— START OF Records to process —

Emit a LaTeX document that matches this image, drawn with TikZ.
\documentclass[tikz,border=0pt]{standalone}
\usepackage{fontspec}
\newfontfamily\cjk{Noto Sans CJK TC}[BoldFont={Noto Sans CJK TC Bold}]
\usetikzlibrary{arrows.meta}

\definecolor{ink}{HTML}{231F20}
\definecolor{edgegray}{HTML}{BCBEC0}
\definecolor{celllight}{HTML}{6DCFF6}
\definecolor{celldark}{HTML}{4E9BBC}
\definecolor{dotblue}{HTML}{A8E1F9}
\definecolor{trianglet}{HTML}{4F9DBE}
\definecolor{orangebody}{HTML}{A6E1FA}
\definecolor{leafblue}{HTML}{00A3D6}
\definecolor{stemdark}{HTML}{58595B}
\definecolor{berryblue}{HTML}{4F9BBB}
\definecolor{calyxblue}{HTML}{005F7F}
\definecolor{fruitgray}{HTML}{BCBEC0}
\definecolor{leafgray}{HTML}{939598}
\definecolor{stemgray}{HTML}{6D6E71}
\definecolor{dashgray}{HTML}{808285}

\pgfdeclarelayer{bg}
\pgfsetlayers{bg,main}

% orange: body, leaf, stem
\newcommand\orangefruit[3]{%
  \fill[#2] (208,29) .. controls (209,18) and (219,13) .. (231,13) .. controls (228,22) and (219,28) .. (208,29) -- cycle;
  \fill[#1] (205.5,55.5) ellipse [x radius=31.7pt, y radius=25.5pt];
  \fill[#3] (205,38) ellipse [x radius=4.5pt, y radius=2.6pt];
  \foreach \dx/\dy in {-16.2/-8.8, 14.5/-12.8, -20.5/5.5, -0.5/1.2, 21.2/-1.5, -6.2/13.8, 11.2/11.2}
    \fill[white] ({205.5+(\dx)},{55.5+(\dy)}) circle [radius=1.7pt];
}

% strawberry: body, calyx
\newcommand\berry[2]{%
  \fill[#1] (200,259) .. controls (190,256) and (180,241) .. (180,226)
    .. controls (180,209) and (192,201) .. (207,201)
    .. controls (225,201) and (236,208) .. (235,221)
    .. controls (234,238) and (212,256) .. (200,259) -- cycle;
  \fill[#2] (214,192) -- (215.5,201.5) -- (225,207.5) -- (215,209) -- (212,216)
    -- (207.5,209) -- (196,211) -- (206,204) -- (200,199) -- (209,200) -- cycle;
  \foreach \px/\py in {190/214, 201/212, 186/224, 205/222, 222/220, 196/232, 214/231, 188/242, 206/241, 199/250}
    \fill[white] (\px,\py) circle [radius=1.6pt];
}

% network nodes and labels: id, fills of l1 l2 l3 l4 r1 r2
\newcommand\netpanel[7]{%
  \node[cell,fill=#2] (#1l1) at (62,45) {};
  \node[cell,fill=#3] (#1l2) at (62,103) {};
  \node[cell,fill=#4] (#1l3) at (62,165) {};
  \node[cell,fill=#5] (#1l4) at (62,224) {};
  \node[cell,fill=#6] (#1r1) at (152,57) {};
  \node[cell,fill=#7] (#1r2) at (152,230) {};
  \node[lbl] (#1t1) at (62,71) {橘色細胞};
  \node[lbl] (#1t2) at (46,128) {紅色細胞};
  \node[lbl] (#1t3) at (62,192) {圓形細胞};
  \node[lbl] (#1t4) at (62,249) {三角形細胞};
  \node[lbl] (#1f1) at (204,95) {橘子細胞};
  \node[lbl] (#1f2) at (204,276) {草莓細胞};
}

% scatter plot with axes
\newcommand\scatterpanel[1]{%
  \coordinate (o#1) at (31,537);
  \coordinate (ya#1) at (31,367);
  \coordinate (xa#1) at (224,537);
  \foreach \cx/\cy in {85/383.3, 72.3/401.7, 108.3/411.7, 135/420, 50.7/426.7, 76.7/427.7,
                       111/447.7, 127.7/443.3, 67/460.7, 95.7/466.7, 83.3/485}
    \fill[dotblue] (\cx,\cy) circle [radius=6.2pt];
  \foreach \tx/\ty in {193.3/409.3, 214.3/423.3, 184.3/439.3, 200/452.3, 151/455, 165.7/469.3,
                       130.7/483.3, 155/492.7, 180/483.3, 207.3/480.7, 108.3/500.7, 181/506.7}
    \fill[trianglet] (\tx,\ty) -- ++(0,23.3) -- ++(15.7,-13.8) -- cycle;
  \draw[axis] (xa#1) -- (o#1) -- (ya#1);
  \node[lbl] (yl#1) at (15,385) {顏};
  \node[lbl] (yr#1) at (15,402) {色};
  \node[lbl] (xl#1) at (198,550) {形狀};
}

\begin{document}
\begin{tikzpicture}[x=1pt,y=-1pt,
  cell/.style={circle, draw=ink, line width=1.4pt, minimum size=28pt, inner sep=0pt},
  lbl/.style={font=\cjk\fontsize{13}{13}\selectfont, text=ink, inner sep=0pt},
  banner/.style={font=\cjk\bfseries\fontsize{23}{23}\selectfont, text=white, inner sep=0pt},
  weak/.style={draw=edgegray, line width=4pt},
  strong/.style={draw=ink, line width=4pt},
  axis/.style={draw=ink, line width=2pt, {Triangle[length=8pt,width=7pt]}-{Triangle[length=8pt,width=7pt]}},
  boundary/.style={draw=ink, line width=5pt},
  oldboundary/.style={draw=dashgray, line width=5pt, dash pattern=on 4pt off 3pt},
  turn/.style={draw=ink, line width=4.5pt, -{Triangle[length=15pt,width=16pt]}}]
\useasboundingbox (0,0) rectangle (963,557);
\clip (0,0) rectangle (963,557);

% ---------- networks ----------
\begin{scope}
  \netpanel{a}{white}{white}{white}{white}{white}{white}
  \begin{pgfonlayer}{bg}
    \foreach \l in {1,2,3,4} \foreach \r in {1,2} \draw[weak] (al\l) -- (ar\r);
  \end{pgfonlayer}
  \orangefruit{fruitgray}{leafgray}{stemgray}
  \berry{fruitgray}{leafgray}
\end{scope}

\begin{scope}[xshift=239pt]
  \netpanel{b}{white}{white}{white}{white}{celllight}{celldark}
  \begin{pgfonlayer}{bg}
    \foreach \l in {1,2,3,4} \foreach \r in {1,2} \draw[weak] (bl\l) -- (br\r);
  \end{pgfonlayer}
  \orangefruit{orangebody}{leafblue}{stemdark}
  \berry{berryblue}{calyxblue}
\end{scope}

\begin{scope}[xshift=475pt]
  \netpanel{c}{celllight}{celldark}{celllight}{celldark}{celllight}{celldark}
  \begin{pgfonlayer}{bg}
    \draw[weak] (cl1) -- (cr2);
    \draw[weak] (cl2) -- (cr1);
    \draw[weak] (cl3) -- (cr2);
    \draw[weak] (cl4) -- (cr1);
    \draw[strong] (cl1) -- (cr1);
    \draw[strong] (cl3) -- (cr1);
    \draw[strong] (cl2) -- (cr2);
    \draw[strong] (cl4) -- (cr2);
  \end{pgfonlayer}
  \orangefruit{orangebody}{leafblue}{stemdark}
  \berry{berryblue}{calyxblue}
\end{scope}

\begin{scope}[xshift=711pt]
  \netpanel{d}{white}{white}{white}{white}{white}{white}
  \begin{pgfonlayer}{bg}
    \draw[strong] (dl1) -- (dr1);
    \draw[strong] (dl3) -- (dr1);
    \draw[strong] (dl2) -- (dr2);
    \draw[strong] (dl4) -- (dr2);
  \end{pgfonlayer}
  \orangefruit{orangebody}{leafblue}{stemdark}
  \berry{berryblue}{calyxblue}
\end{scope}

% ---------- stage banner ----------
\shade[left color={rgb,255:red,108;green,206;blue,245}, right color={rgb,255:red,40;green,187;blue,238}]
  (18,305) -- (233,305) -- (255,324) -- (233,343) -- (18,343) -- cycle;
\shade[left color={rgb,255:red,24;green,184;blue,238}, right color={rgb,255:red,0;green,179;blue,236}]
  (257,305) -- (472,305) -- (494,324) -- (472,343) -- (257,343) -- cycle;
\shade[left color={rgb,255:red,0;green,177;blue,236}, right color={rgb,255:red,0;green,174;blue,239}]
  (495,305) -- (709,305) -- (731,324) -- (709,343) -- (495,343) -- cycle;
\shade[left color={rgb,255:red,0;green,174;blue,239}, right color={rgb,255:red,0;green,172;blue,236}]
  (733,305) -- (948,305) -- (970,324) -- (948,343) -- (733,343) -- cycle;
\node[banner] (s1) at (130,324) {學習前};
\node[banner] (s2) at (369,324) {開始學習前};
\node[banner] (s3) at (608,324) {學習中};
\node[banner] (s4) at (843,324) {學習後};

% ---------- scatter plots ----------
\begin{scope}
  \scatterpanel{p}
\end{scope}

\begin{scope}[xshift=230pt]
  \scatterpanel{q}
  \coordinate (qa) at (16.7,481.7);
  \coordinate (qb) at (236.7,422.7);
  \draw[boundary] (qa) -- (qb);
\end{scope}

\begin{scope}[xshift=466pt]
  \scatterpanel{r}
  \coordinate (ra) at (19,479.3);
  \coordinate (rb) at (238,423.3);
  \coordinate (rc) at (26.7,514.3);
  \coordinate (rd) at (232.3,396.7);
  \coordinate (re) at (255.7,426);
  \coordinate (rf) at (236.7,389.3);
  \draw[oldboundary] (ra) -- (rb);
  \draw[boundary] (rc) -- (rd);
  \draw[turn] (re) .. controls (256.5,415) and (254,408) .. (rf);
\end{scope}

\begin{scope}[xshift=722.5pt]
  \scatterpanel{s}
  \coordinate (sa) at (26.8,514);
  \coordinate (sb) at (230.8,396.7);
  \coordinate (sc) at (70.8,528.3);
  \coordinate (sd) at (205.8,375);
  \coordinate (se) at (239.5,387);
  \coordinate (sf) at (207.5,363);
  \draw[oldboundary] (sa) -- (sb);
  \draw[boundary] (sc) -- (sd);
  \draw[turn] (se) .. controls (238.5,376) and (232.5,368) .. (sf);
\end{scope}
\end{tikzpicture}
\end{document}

— END OF Records to process —
— START OF Records to process —

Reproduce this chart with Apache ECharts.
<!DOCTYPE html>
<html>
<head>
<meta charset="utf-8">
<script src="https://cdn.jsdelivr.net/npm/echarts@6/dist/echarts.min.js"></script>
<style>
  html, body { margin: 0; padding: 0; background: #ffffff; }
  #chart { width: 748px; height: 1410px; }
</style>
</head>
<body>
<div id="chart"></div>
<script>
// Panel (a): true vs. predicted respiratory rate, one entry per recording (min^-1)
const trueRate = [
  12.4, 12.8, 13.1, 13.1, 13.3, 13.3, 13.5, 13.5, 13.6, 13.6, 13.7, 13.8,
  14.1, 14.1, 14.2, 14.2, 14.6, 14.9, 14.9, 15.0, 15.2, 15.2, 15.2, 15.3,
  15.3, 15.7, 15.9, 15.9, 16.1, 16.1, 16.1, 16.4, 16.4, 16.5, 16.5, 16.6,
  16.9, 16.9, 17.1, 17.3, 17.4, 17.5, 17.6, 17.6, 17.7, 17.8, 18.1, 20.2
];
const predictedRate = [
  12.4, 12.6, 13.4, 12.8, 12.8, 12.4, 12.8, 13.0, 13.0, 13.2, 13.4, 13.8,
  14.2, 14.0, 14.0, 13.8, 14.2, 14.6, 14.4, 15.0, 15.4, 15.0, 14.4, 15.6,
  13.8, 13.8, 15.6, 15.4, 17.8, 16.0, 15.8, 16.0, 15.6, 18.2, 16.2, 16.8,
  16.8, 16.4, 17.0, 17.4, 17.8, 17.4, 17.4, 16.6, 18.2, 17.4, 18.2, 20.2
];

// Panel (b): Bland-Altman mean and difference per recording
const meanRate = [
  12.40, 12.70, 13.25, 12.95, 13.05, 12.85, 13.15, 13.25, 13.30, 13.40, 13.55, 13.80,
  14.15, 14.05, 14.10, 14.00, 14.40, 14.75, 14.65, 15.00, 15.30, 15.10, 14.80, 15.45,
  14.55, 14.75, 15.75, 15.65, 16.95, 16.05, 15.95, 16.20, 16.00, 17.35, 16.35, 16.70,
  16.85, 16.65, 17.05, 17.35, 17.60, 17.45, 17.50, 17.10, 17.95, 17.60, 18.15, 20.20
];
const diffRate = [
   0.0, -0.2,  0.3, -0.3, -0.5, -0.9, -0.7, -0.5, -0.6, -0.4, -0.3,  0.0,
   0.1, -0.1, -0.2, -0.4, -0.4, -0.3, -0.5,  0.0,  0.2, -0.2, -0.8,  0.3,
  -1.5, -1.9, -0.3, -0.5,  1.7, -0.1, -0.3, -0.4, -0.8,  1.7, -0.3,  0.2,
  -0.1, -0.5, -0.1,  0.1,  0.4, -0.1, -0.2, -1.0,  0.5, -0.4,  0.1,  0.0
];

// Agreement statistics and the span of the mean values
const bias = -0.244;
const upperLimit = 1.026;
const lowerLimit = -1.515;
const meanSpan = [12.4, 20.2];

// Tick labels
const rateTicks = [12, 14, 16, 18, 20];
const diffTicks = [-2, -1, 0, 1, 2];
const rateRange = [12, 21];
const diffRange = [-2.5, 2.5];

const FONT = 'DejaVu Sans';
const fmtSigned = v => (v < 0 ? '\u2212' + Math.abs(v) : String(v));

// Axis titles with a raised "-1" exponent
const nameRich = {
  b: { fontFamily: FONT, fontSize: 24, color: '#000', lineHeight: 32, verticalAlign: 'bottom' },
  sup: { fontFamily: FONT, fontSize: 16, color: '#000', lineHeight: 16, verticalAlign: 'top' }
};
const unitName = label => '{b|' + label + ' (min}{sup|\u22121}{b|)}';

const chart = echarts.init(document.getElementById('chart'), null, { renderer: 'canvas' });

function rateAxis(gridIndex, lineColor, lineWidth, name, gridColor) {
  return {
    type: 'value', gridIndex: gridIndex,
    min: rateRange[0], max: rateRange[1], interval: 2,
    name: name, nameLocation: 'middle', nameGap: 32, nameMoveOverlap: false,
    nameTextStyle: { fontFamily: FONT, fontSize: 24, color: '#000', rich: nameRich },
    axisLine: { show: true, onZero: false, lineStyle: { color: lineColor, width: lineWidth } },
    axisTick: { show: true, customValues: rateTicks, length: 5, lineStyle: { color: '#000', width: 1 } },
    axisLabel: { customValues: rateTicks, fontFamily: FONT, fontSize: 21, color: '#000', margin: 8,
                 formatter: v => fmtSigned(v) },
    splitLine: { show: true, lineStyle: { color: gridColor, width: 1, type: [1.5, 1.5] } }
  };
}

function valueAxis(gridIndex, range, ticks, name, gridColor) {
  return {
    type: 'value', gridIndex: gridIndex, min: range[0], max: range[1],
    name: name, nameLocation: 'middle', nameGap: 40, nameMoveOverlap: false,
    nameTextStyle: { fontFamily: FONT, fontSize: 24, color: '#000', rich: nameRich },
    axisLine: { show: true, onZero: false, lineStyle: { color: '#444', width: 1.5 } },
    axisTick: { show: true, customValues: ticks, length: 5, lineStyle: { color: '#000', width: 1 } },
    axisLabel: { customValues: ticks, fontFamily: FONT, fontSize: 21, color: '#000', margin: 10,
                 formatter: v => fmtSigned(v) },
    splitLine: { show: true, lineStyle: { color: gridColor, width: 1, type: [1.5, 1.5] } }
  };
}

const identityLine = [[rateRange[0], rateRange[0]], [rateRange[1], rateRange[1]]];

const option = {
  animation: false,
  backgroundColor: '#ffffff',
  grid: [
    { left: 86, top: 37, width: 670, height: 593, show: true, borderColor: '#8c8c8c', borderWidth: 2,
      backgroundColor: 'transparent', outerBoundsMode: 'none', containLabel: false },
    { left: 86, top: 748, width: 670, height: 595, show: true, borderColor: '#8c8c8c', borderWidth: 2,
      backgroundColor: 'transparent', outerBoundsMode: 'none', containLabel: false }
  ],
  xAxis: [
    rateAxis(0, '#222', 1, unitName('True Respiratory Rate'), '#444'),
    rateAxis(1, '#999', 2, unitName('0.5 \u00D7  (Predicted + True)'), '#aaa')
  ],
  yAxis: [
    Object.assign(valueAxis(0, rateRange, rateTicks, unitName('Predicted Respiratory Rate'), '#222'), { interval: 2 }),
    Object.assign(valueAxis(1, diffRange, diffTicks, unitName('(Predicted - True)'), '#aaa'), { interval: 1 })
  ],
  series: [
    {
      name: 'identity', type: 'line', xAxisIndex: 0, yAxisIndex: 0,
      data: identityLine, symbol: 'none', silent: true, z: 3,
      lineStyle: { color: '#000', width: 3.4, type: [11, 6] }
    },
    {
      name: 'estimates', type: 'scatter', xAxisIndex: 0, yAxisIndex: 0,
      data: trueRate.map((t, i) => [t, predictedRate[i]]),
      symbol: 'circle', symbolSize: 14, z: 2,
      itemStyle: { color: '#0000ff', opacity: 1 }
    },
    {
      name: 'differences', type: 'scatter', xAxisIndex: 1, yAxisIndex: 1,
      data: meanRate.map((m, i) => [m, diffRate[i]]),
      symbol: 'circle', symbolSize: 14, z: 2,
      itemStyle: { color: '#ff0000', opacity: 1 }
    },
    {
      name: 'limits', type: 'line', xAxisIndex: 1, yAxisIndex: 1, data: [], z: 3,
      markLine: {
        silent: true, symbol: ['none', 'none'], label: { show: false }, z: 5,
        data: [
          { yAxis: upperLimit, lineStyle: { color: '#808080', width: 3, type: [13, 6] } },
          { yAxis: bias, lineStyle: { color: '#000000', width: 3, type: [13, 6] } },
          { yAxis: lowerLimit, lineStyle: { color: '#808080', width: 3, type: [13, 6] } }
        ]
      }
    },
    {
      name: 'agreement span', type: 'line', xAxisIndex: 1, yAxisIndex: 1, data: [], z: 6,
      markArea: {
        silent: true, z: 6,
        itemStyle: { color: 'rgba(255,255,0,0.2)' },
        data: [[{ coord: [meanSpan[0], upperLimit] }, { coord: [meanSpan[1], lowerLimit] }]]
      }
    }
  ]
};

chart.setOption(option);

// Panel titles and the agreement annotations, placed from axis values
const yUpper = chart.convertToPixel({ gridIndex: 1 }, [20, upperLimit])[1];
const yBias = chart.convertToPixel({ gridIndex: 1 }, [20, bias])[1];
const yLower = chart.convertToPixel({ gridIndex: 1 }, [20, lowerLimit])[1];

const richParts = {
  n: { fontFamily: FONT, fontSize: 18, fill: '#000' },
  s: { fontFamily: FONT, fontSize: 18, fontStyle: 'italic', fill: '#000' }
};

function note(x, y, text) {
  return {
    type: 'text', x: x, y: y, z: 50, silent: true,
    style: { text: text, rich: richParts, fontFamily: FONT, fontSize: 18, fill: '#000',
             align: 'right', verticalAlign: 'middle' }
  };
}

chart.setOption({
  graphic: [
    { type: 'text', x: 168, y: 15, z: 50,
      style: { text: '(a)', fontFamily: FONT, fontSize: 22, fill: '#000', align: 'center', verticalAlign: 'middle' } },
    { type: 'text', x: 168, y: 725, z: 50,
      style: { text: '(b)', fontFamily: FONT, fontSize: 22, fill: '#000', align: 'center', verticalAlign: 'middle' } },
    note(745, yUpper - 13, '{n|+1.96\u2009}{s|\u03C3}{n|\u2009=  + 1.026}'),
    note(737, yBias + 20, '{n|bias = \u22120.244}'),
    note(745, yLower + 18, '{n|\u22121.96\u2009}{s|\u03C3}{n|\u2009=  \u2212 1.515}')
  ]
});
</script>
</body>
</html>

— END OF Records to process —
— START OF Records to process —

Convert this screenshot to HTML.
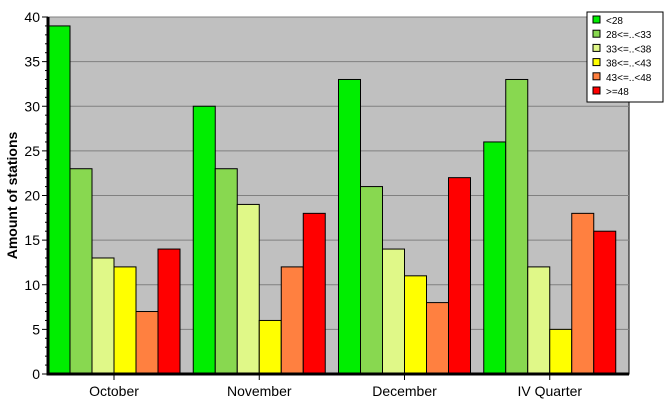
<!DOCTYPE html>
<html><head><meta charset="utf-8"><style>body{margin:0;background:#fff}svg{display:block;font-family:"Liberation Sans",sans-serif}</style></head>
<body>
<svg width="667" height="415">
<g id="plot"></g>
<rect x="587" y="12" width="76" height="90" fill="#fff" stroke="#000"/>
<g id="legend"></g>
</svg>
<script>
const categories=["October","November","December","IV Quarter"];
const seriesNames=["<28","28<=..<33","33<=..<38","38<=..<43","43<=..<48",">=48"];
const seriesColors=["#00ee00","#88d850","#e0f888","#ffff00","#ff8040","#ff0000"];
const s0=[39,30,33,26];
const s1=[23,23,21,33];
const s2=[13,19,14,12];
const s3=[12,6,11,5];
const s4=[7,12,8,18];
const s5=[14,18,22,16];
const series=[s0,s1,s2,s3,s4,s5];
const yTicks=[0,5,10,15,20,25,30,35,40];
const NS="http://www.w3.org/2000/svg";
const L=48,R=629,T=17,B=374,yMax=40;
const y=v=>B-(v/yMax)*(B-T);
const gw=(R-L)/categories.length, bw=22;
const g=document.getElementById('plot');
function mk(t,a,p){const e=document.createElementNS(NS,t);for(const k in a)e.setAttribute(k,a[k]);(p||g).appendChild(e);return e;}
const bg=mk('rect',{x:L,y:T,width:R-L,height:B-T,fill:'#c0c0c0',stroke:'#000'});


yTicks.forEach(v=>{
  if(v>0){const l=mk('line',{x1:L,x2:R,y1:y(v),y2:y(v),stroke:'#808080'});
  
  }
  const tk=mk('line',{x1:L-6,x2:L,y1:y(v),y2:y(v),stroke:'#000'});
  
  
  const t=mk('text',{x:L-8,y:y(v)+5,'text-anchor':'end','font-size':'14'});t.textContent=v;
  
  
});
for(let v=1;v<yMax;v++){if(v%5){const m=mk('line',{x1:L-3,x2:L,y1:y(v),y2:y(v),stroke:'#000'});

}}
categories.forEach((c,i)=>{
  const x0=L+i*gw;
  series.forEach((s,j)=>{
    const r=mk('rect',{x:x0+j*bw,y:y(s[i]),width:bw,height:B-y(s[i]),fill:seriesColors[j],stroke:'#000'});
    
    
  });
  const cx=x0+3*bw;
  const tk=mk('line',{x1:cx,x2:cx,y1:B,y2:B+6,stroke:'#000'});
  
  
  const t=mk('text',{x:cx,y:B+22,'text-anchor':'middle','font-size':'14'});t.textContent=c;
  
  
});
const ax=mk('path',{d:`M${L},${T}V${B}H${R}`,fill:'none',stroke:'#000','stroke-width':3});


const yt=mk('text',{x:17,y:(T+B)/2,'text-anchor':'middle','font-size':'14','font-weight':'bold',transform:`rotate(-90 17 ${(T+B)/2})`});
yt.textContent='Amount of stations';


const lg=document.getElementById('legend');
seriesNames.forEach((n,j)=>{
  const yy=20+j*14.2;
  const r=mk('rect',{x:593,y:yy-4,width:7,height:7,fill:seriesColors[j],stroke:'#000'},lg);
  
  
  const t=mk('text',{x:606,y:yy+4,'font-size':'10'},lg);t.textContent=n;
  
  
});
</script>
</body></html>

— END OF Records to process —

*What needs to be done*. Find the lines with the string "this" and reproduce them.

*Solution*.
Emit a LaTeX document that matches this image, drawn with TikZ.
Reproduce this chart with Apache ECharts.
Convert this screenshot to HTML.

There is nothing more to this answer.